Kemudian gambar gadis pada sampul buku untuk edisi terjemahan Indonesia ini, kita bisa lihat gadis itu berambut coklat ikal sedang menumpukan kepalanya di dinding seperti putus asa. Saya menganggap gadis itu adalah Devon. Tetapi di dalam bukunya Devon digambarkan sebagai gadis berambut hitam lurus. Mungkin gambar sampul aslinya lebih pas, dimana digambarkan seorang gadis berambut hitam dengan postur tubuh sempurna bersandar di dinding, sementara bayangannya dapat dilihat perut gadis itu sedikit buncit.

Overall…, saya merekomendasikan buku ini untuk dikoleksi.


#11 Talk About Hape


Judul Buku : Talk About Hape
Penulis : Benny & Mice
Halaman : 106
Penerbit : Nalar


Benny & Mice.

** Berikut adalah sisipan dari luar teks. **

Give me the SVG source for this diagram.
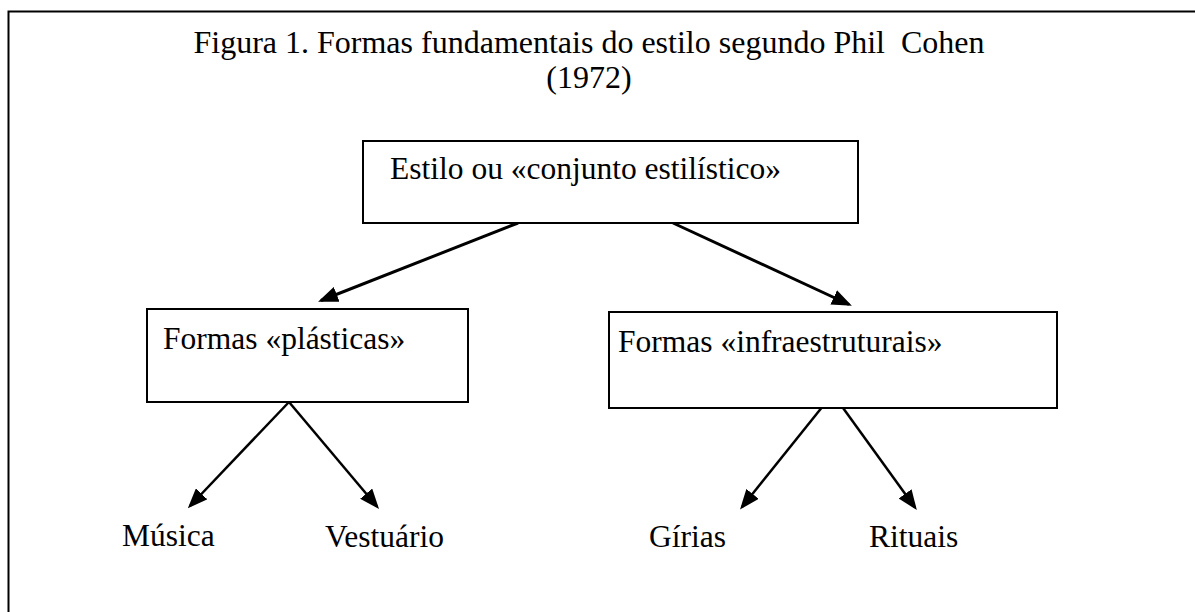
<svg xmlns="http://www.w3.org/2000/svg" width="1195" height="612" viewBox="0 0 1195 612">
<style>
text{font-family:"Liberation Serif","Times New Roman",serif;font-size:31.5px;fill:#000}
.title{font-size:32px}
.box{fill:#fff;stroke:#000;stroke-width:2}
.frame{fill:none;stroke:#000;stroke-width:2}
.conn line{stroke:#000;stroke-width:3;marker-end:url(#ah)}
.conn line.thin{stroke-width:2.5}
</style>
<defs>
<marker id="ah" markerUnits="userSpaceOnUse" markerWidth="20" markerHeight="16" viewBox="0 0 19 15" refX="16" refY="7.5" orient="auto">
<path d="M0,0 L19,7.5 L0,15 Z" fill="#000"/>
</marker>
</defs>
<rect width="1195" height="612" fill="#fff"/>
<path class="frame" d="M8.5,612 V11.5 H1195"/>
<g id="title">
<text class="title" x="589" y="53" text-anchor="middle" xml:space="preserve">Figura 1. Formas fundamentais do estilo segundo Phil  Cohen</text>
<text class="title" x="589" y="88" text-anchor="middle">(1972)</text>
</g>
<g class="conn" id="connectors">
<line x1="518" y1="223" x2="321" y2="300.5"/>
<line x1="673" y1="223" x2="849" y2="304.5"/>
<line class="thin" x1="289" y1="402" x2="190" y2="506"/>
<line class="thin" x1="289" y1="402" x2="377" y2="506.5"/>
<line class="thin" x1="827" y1="401" x2="742" y2="507"/>
<line class="thin" x1="838" y1="401" x2="915" y2="507.5"/>
</g>
<g id="node-estilo">
<rect class="box" x="363" y="141" width="495" height="82"/>
<text x="390" y="179">Estilo ou «conjunto estilístico»</text>
</g>
<g id="node-plasticas">
<rect class="box" x="147" y="309" width="321" height="93"/>
<text x="163" y="349">Formas «plásticas»</text>
</g>
<g id="node-infra">
<rect class="box" x="609" y="312" width="448" height="96"/>
<text x="618" y="352">Formas «infraestruturais»</text>
</g>
<g id="node-musica"><text x="122" y="546">Música</text></g>
<g id="node-vestuario"><text x="325" y="547">Vestuário</text></g>
<g id="node-girias"><text x="649" y="547">Gírias</text></g>
<g id="node-rituais"><text x="869" y="547">Rituais</text></g>
</svg>
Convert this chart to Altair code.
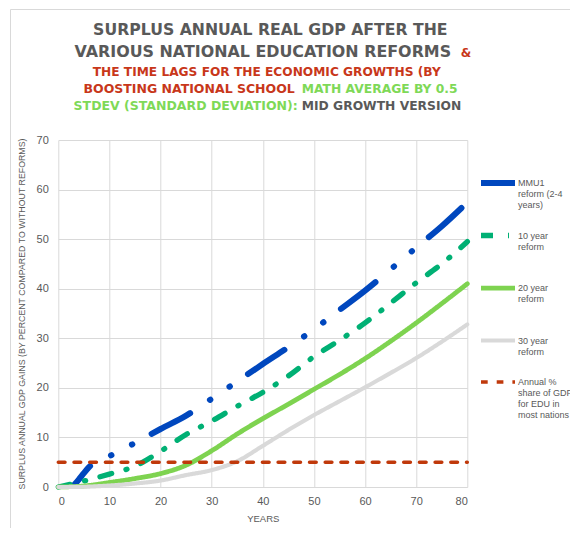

Duo komikus ini adalah komikus Indonesia favorit saya. Saya nyaris tidak pernah melewatkan membaca komik mereka di koran Kompas setiap hari Minggu. Bahkan ketika saya kesulitan mendapatkan korannya, tidak jarang saya bergegas mengakses internet untuk membaca Kompas Minggu demi Kartun Benny & Mice.

Saya punya beberapa koleksi buku komik mereka sebelum mereka berpisah. Ada Jakarta Luar Dalem, Jakarta Atas Bawah, Lost in Bali 1 & 2, 100 Tokoh  yang Mewanai Jakarta, dan Talk About Hape. Di antara beberapa buku itu yang paling saya sukai adalah Talk About Hape.

Ini sebenarnya buku lama. Saya saja membelinya pada bulan April 2008. Setelah bertengger lama di sudut rak buku saya, semalam saya mencoba membacanya lagi. Dan... masih saja terasa sangat lucu seperti ketika pertama kali membacanya.

Hape atau handphone atau telepon seluler atau telepon genggam. Saat buku ini dikeluarkan mungkin masih tergolong barang mewah. Tapi saat ini, hampir setiap orang yang sudah bisa membaca mempunyai hape. Produknya pun beragam mulai dari hape biasa sampai hape pintar atau smartphone. Mulai dari yang hanya bisa GPRS sampai HSDPA.  Mulai dari nada dering monophonic (masih ada ga sih?) sampai yang pake fitur video. Dari yang hanya bisa SMSan dan nelpon, sampai yang bisa internetan dan ngirim email. Komplit.

Tapi dalam buku ini, Benny & Mice lebih menyoroti kelakuan orang-orang yang bersinggungan  hape tersebut. Entah pemiliknya ataupun para provider. Misalnya saja, mereka mengangkat topik orang yang bela-belain ga punya apa-apa demi membeli hape mahal dan pulsanya supaya tetap eksis. Atau sms-sms ucapan selamat hari raya yang di-forward dari satu orang ke orang lain (sampai balik lagi ke pengirim pertama). Pokoknya baca buku ini pasti sambil ketawa dan bilang (dalam hati) "gue banget deh...".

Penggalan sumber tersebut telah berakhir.